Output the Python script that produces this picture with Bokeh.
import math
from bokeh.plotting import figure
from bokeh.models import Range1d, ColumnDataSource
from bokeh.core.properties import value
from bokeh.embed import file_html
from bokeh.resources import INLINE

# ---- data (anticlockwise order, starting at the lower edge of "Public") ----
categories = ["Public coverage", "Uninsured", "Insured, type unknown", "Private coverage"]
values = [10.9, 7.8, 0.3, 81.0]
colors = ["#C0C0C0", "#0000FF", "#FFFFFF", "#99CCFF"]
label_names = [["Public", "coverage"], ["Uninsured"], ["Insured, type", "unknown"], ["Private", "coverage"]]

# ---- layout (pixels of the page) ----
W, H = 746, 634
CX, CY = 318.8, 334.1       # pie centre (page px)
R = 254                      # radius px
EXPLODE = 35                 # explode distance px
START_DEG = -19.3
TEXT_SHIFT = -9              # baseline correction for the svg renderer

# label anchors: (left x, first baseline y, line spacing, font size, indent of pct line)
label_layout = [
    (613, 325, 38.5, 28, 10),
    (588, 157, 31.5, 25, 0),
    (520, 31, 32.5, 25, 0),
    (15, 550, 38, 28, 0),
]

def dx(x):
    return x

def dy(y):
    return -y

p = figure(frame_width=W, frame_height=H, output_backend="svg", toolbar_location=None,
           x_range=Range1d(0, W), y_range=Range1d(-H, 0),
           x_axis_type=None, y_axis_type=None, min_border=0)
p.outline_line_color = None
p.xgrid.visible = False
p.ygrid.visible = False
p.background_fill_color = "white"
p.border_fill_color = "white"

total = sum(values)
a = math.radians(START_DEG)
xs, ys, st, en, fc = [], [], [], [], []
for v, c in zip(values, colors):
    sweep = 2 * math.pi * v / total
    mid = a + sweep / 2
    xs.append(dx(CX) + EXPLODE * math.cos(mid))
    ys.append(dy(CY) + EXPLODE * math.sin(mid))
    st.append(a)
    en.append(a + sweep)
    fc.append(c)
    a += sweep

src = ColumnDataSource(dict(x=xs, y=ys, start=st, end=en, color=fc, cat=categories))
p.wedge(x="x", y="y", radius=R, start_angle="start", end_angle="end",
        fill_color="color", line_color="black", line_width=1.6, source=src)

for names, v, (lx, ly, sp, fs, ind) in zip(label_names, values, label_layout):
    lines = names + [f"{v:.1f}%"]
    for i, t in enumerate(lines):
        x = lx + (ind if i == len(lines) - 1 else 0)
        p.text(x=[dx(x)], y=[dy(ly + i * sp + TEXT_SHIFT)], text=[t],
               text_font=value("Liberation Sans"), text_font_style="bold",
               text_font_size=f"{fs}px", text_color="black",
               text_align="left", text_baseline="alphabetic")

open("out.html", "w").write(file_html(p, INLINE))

┄┄┄┄┄┄┄┄┄┄

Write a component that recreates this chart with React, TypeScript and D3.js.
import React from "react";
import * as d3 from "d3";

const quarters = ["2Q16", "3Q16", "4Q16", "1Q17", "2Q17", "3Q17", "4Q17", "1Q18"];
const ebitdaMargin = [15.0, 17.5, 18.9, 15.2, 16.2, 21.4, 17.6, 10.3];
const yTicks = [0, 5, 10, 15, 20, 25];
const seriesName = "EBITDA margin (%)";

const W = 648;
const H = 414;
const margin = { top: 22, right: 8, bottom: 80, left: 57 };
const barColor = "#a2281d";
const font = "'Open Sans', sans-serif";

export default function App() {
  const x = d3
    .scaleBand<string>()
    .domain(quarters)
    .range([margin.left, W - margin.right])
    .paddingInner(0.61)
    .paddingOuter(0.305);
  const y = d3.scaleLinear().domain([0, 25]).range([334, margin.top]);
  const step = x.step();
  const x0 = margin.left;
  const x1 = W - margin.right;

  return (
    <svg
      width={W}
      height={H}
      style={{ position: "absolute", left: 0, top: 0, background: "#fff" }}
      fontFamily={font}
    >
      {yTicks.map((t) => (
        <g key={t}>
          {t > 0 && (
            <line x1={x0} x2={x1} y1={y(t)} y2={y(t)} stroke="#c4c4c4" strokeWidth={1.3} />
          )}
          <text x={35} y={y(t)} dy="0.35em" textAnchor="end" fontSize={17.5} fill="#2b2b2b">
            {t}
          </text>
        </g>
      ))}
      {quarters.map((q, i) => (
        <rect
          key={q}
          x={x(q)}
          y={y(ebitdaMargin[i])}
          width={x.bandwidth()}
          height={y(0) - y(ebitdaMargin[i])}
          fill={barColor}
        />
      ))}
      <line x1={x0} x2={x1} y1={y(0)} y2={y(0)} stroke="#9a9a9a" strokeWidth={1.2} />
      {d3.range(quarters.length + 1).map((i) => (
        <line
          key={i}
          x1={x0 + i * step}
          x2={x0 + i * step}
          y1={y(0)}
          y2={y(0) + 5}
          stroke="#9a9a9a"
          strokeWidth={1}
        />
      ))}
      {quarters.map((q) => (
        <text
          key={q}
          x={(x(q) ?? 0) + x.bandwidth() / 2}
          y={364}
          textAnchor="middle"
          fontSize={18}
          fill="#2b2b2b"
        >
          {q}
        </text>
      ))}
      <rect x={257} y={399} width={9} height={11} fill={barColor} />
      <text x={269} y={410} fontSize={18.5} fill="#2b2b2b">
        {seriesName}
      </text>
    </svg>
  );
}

┄┄┄┄┄┄┄┄┄┄

Collect every line with the string "that" from the records, and copy each.

### RESPONSE FOR THIS EXERCISE
Output the Python script that produces this picture with Bokeh.
Write a component that recreates this chart with React, TypeScript and D3.js.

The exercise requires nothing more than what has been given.